1. How the Government Defines “Combined Income” and Why It Matters
The federal test that governs Social Security benefit taxation treats combined income (provisional income) as a sum of three components: adjusted gross income (AGI) excluding Social Security, tax-exempt interest, and one-half of Social Security benefits. This formulation appears consistently across tax guidance and financial commentary because it mirrors the IRS methodology used to calculate the portion of benefits that must be included on Form 1040. The calculation matters because once the combined income crosses specific statutory thresholds—different values for single and joint filers—beneficiaries face a sequence that first allows up to 50% of benefits to be taxable and then, at higher combined income levels, permits taxing up to 85% of benefits. The concept is central to retirement tax planning because small changes in AGI, nontaxable interest, or benefit timing can shift a recipient into a higher taxable band [1] [4] [7].
2. The Two-Tier Thresholds: Where 50% and 85% Come From
Tax rules apply a tiered approach. For single filers, when combined income exceeds $25,000, up to 50% of benefits may be taxable; when combined income exceeds $34,000, the taxable share can rise to 85%. For married taxpayers filing jointly, the analogous breakpoints are $32,000 and $44,000. Financial publishers and tax guides restate these thresholds because the IRS and Social Security Administration use them to determine the “base amount” and “adjusted base amount” that trigger higher taxable percentages. The progression from 0% to 50% and finally 85% is not a straight marginal tax but a statutory formula that blends portions of income and benefit amounts, producing effective jumps in taxable income for retirees who cross those lines, which is why timing and composition of retirement income sources matter for tax exposure [2] [5] [6].

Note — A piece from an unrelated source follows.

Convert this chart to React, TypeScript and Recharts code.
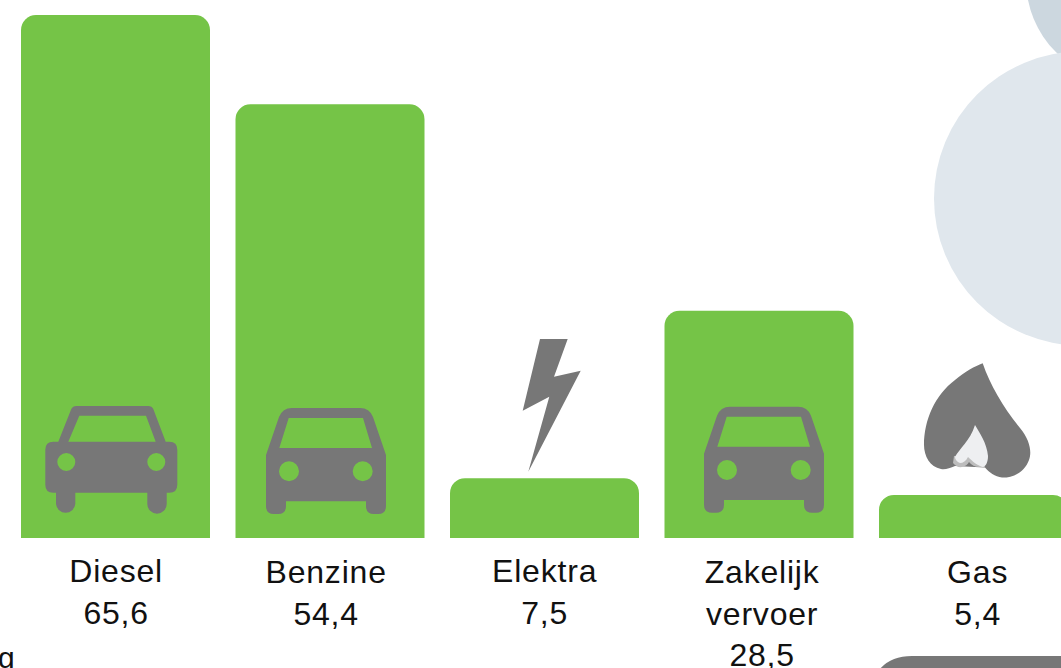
import React from 'react';
import { BarChart, Bar, XAxis, YAxis } from 'recharts';

const categories = ['Diesel', 'Benzine', 'Elektra', 'Zakelijk vervoer', 'Gas'];
const values = [65.6, 54.4, 7.5, 28.5, 5.4];
const valueLabels = ['65,6', '54,4', '7,5', '28,5', '5,4'];
const iconKinds = ['carWide', 'carTall', 'bolt', 'carTall', 'flame'];

const tableRows = categories.map((name, i) => ({ name, value: values[i], label: valueLabels[i], icon: iconKinds[i] }));

const GREEN = '#75c447';
const GREY = '#777777';
const FONT = '"Liberation Sans", Arial, sans-serif';
const labelNudge = [0.9, -3.6, 0.4, 3.4, 4.4];
const labelDrop = [38, 39, 38, 39, 39];

const carWide = 'M8 35.7H13L26 3Q27.5 0 31 0H103Q106.5 0 108 3L120.4 35.7H124Q132 35.7 132 43.7V78.7Q132 86.7 124 86.7H121.4V98A9.7 9.7 0 0 1 102 98V86.7H30V98A9.7 9.7 0 0 1 10.7 98V86.7H8Q0 86.7 0 78.7V43.7Q0 35.7 8 35.7Z' +
  'M34 9.7H100.7L110.4 35.7H23Z' +
  'M12 56a9 9 0 1 0 18 0a9 9 0 1 0 -18 0Z' +
  'M102 56a9 9 0 1 0 18 0a9 9 0 1 0 -18 0Z';
const carTall = 'M0 47L13 9Q16.5 0 26 0H94Q103.5 0 107 9L120 47V98Q120 106 112 106H108Q100 106 100 98V93.3H20V98Q20 106 12 106H8Q0 106 0 98Z' +
  'M22.7 10H97L106 40H13.3Z' +
  'M13 63.3a10 10 0 1 0 20 0a10 10 0 1 0 -20 0Z' +
  'M86.7 63.3a10 10 0 1 0 20 0a10 10 0 1 0 -20 0Z';
const bolt = 'M90 -199H117.7L104 -161.3L130.7 -167.3L78.3 -66.3L99.3 -141.3L72.7 -127.3Z';
const flameOuter = 'M103.7 -174.7C111 -153 126 -128 141 -110C151 -98 153 -86 150 -78C145 -64 131 -60 123 -60.5C116 -61 110 -66 106 -70.5L76 -72C71 -70 66 -68 62 -69C51 -71 45 -82 45 -93C45 -118 56 -143 76 -158C86 -166 96 -172 103.7 -174.7Z';
const flameBack = 'M75 -82L74 -75Q78 -70 83 -71Q88 -72 90 -76Q94 -71 100 -71L106 -71L100 -84Z';
const flameFront = 'M96 -113C100 -106 108 -95 109 -82C109 -76 107 -72 104 -71C99 -72 93 -77 89 -81C87 -77 84 -75 81 -75C78 -76 76 -79 76 -81C80 -89 91 -97 96 -113Z';

function BarWithIcon(props: any) {
  const { x, y, width, height, payload } = props;
  const r = 15;
  const bottom = y + height;
  const body = `M${x} ${bottom}V${y + r}A${r} ${r} 0 0 1 ${x + r} ${y}H${x + width - r}A${r} ${r} 0 0 1 ${x + width} ${y + r}V${bottom}Z`;
  const k = payload.icon;
  return (
    <g>
      <path d={body} fill={GREEN} />
      <g transform={`translate(${x} ${bottom})`}>
        {k === 'carWide' && <path transform="translate(24.3 -132)" d={carWide} fill={GREY} fillRule="evenodd" />}
        {k === 'carTall' && (
          <path transform={`translate(${payload.name === 'Benzine' ? 30.5 : 39.5} ${payload.name === 'Benzine' ? -130 : -131.3})`} d={carTall} fill={GREY} fillRule="evenodd" />
        )}
        {k === 'bolt' && <path d={bolt} fill={GREY} />}
        {k === 'flame' && (
          <g>
            <path d={flameOuter} fill={GREY} />
            <path d={flameBack} fill="#bdbdbd" />
            <path d={flameFront} fill="#eeeff1" />
          </g>
        )}
      </g>
    </g>
  );
}

function TickLabel(props: any) {
  const { x, y, payload, index } = props;
  const name: string = payload.value;
  const i = categories.indexOf(name);
  const idx = i >= 0 ? i : index;
  const lines = [...name.split(' '), valueLabels[idx]];
  return (
    <text x={x + labelNudge[idx]} y={y} textAnchor="middle" fontFamily={FONT} fontSize={32} letterSpacing={0.8} fill="#111111">
      {lines.map((l, n) => (
        <tspan key={n} x={x + labelNudge[idx]} y={y + labelDrop[idx] + n * 41.5}>
          {l}
        </tspan>
      ))}
    </text>
  );
}

export default function App() {
  return (
    <div style={{ position: 'absolute', left: 0, top: 0, width: 1061, height: 668, overflow: 'hidden', background: '#ffffff' }}>
      <svg width={1061} height={668} style={{ position: 'absolute', left: 0, top: 0 }}>
        <circle cx={1128} cy={-20} r={102} fill="#ccd7df" />
        <circle cx={1081} cy={198.5} r={147} fill="#e0e7ed" />
        <path d="M870 690Q878 656 912 656H1061V690Z" fill={GREY} />
        <text x={-2} y={668} fontFamily={FONT} fontSize={30} fill="#111111">g</text>
      </svg>
      <div style={{ position: 'absolute', left: 0, top: 0 }}>
        <BarChart
          width={1100}
          height={668}
          data={tableRows}
          margin={{ top: 15, right: 19.5, bottom: 0, left: 8 }}
          barCategoryGap={13}
        >
          <XAxis dataKey="name" axisLine={false} tickLine={false} height={130} interval={0} tick={TickLabel} tickMargin={0} />
          <YAxis hide domain={[0, 65.6]} />
          <Bar dataKey="value" isAnimationActive={false} shape={BarWithIcon} />
        </BarChart>
      </div>
    </div>
  );
}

3. Practical Examples and Common Confusions People Face
Practitioners and public-facing articles commonly show examples where pensions, distributions, investment income, and even tax-exempt municipal bond interest affect combined income because nontaxable interest is included in the formula. A typical confusion arises when beneficiaries assume only taxable income matters; however, tax-exempt interest and half of Social Security benefits both count toward combined income. Another source of confusion is that the rules refer to “up to” 50% or 85% taxable—meaning the statutory formula determines the actual taxable portion, which may fall anywhere up to those caps. Retirement planning tools and calculators often label the metric as “provisional income,” reinforcing that this figure is a procedural construct to decide how much of benefits enter ordinary income, not a separate tax itself [3] [8] [9].
4. Recent Guidance, Dates, and Consistency Across Sources
Recent summaries from financial firms and tax guidance through 2024–2025 reaffirm the same core formula and thresholds, indicating no substantive legislative change in the calculation despite periodic media updates. Sources from 2024 and 2025 restate the AGI + nontaxable interest + half of Social Security benefits method and the same threshold amounts, showing consistent interpretation among IRS reminders, tax publishers, and financial education sites. Where variation appears is in presentation and nomenclature—some use “combined income,” others “provisional income”—but the underlying arithmetic and thresholds cited remain uniform across sources in the reviewed timeframe [1] [4] [2] [6].
5. What Investors and Beneficiaries Should Watch and Where Guidance Diverges
While the calculation is stable, advice diverges on mitigation strategies—timing IRA distributions, converting traditional IRAs to Roth accounts, or prioritizing tax-exempt income to avoid crossing thresholds—because these moves trade off current taxes, future tax-free growth, and policy risk. Financial-advice outlets emphasize individual planning and sequencing to manage combined income, but those recommendations reflect differing viewpoints and possible product or advisory agendas, so readers should treat planning tips as situational. The core fact stands: the arithmetic for combined income is fixed by statute and administrative guidance; policy changes would require legislative action, so current planning hinges on applying the established AGI + nontaxable interest + 1/2 Social Security formula to projected retirement income [2] [7] [8].